Now with the black lead on the AC input and the red lead on the negative output of the bridge you should see 600/700. Transfer the black lead to the other AC input and you read 600 to 700 again.
That is a basic check on all four diodes.
That's good 🙂
One other variation on these scenarios that can cause 50 Hz ripple... but it can't be this if you are measuring on the pins of the bridge itself... would be if one or other of the windings was not connected to the bridge. In effect that is the same as two diodes going open circuit.
Here just D1 and D2 are working with each providing a half wave rectified supply and so with 50Hz ripple. The second winding isn't connected and D3 and D4 are doing nothing.
The second image shows how the complete circuit works. The second winding now tops the caps up every 10ms instead of every 20ms and so you get the 100Hz ripple.
Hope that makes sense. All points are labelled so that you can see how the voltages combine. The two AC voltages in the second image are 180 degrees out of phase (which is correct).
Attachments
With my Multimeter set to Diode(20K) I get the following measurements
1.with the red meter lead on one of the AC inputs and the black lead on the positive output of the bridge I get 6.85KOhms.
2.Transfer the red lead to the other AC input and you should read the same.Yes I also get 6.85KOhms
3.with the black lead on the AC input and the red lead on the negative output of the bridge I get7.43K Ohm
4.Transfer the black lead to the other AC input and I also get 7.43KOhms
What would this mean? As I mentioned my multimeter appears to use resistance rather than voltage drop to check diodes so not sure how this correlates exactly .
Diode range should be a specific range that just gives a number between 0 and say 1.999 (depends on the meter). There should be no units such as ohms or kohms.
You can't relate high resistance readings to the diodes because there will be interactions with other components.
Have a look at this and also have a picture of a diode bridge in front of you. It should make sense then what these readings in the video are are saying. You are really just checking four separate diodes each way around:
How To Test A Bridge Rectifier With A Digital Multimeter DMM - YouTube
You can't relate high resistance readings to the diodes because there will be interactions with other components.
Have a look at this and also have a picture of a diode bridge in front of you. It should make sense then what these readings in the video are are saying.

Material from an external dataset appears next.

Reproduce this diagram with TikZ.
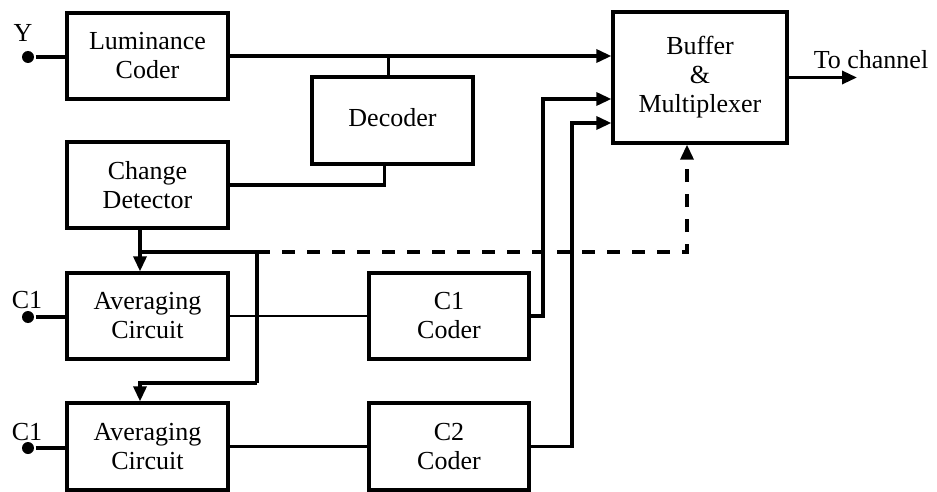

You are really just checking four separate diodes each way around:
How To Test A Bridge Rectifier With A Digital Multimeter DMM - YouTube
OK.I think my meter has 2 functions rolled in to one as it were.The Diode test setting also doubles up as a resistance setting thus my confusion.So within the resistance range there is a 20k position which is also a Diode check function.
Anyhow it looks like from this test if I am performing it correctly I am getting a value when testing the Diodes in forward bias which suggests the Bridge is ok.
So there still seems no answer to why it is producing 50Hz and not 100 Hz.
Just checked continuity from the pins of the secondary all the way to the AC inputs of the bridge and both sides were fine.